Fradkin's works "An Awakening To Other Orders of Reality" and "Birds of a Feather" are in the private collection of Agnes Gund, President Emerita of the Museum of Modern Art (MoMA) and were included in the movie "Aggie".

Notable Works 

Notable among Fradkin's works are “Arthur Dreams of India” 2014, and “An Awakening To Other Orders Of Reality”, 2010.

Like many of Fradkin's pieces, these paintings feature a full-frontal portrait of either an archetypal or actual individual. The subjects stand in the center of spaces that are described with flattened tiled floors or rugs, and patterned wall papers or curtains.  Objects sit, hang and float in these spaces and interact with the figures both abstractly as well as pictorially, resulting in an intimate visual narrative.

Fradkin's husband, the Jamaican-born artist Arthur Simms, features in many of Frandin's paintings, most notably “Arthur Dreams of India”. Included in the 2016 Outwin Boochever Portrait Exhibition at the National Portrait Gallery (United States), this work in acrylic gouache, collage, pencil, and metallic thread on paper, has a flat, folk sensibility. In this portrait, Fradkin has drawn on the traditions of Indian miniature painting to honor Arthur's mother, Icema, who, like others from Jamaica, might have been of Indian descent.

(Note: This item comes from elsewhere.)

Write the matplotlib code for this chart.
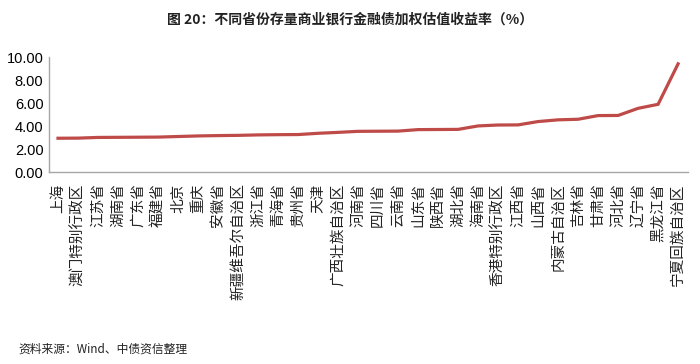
import matplotlib
matplotlib.use("Agg")
import matplotlib.pyplot as plt

plt.rcParams['font.family'] = ['Noto Sans CJK SC', 'DejaVu Sans']

provinces = [
    "上海", "澳门特别行政区", "江苏省", "湖南省", "广东省", "福建省", "北京", "重庆",
    "安徽省", "新疆维吾尔自治区", "浙江省", "青海省", "贵州省", "天津", "广西壮族自治区",
    "河南省", "四川省", "云南省", "山东省", "陕西省", "湖北省", "海南省",
    "香港特别行政区", "江西省", "山西省", "内蒙古自治区", "吉林省", "甘肃省",
    "河北省", "辽宁省", "黑龙江省", "宁夏回族自治区",
]
yields = [
    2.95, 2.96, 3.02, 3.03, 3.04, 3.05, 3.10, 3.15,
    3.18, 3.20, 3.24, 3.26, 3.27, 3.38, 3.46,
    3.55, 3.56, 3.57, 3.70, 3.71, 3.72, 4.02,
    4.10, 4.11, 4.40, 4.55, 4.60, 4.92,
    4.93, 5.55, 5.90, 9.42,
]
y_ticks = [0, 2, 4, 6, 8, 10]

fig = plt.figure(figsize=(7, 3.64), dpi=100)
ax = fig.add_axes([0.070, 0.527, 0.913, 0.316])

x = list(range(len(provinces)))
ax.plot(x, yields, color="#be4b48", linewidth=2.3, solid_joinstyle="miter")

ax.set_xlim(-0.45, len(provinces) - 0.5)
ax.set_ylim(0, 10)
ax.set_yticks(y_ticks)
ax.set_yticklabels([f"{v:.2f}" for v in y_ticks], fontfamily="Liberation Sans", fontsize=10.5)
ax.set_xticks(x)
ax.set_xticklabels(provinces, rotation=90, ha="center", va="top", fontsize=10.5,
                   color="#222222")
ax.tick_params(axis="x", length=0, pad=8)
ax.tick_params(axis="y", length=0, pad=4)

for s in ["top", "right"]:
    ax.spines[s].set_visible(False)
for s in ["left", "bottom"]:
    ax.spines[s].set_color("#a6a6a6")
    ax.spines[s].set_linewidth(1.0)

fig.text(0.5, 0.945, "图 20：不同省份存量商业银行金融债加权估值收益率（%）",
         ha="center", va="center", fontsize=10, fontweight="bold", color="#222222")
fig.text(0.026, 0.042, "资料来源：Wind、中债资信整理", ha="left", va="center",
         fontsize=8.5, color="#222222")

fig.savefig("out.png", dpi=100)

“An Awakening To Other Orders of Reality” (acrylic gouache on paper with collage and pencil) currently in the private collection of Agnes Gund, was included in the film Aggie. In this painting, two trays, one with a floral pattern and one with a portrait, are stacked behind and haloed around the head of the main figure. On either side of this totem are two squares that make window shapes and silhouette a house plant frond on one side and a Red-tailed Hawk on the other. An abundance of detail in the midst of "simply" rendered figures allows us to focus, play and ponder all the possible associations and rhythmic patterns between the various elements in the paintings.

Exhibitions  

Fradkin's work in portraiture has won significant critical attention. She was a three-time finalist for the Outwin Boochever Portrait Competition at the Smithsonian Museum National Portrait Gallery (United States) in Washington, DC (2016, 2013, 2006).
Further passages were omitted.